Consider tracker bonds in this regard. The appetite for tracker bonds in Ireland is quite stunning at present. However, if one challenges somebody to state how they work, he will not be able to tell one. They are the most complicated possible instrument one could imagine, involving some very sophisticated transactions with derivatives that nobody understands properly except those who have created them. What happens is that they are sold as absolutely riskless on the basis that people will get their capital back. They understand the message that they will get their money back — they probably will — but they do not understand very much else.

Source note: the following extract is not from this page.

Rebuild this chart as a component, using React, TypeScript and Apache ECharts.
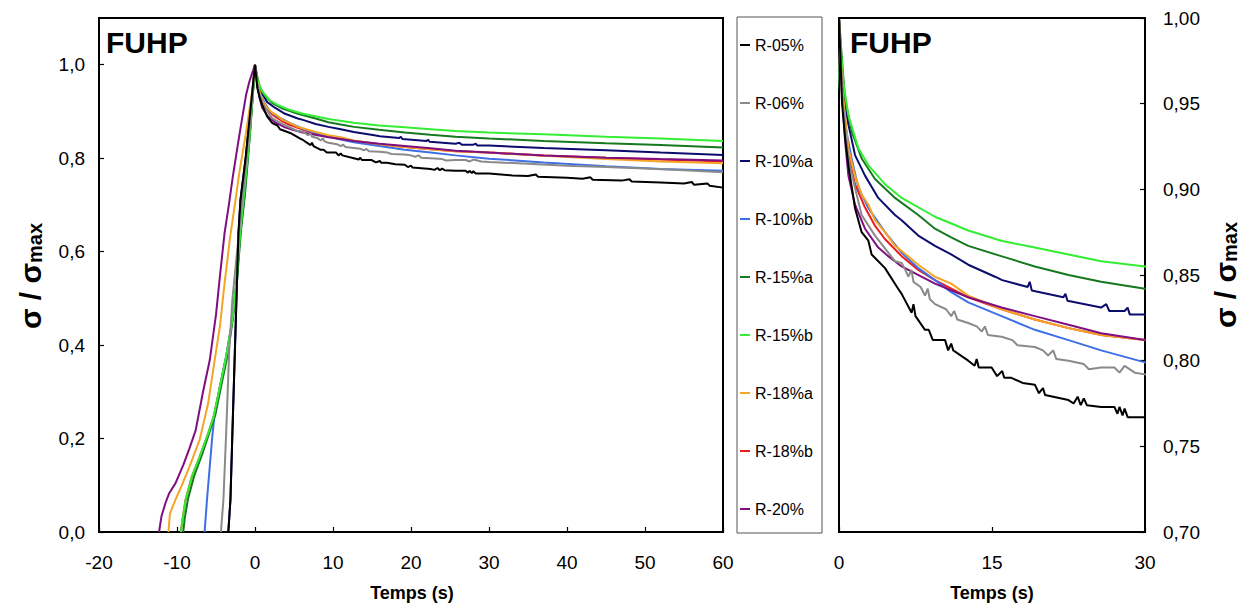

If IFSRA is to mean anything and if it is to have a long-term mission, it should explain to people who have small amounts of money that they are putting their money in great danger wherever they put it. The financial world is full of high-risk counterparties, as they are called, whereby one is not guaranteed any return at all. There is always a very large health warning on all these particular instruments. Some, of course, are less dangerous than others, Government bonds being an example. Even Irish Government bonds have little risk attached at present. People can certainly avail of them but it is important that they understand how they work and that they will only get back 3% and that the possibility of capital growth is virtually zero.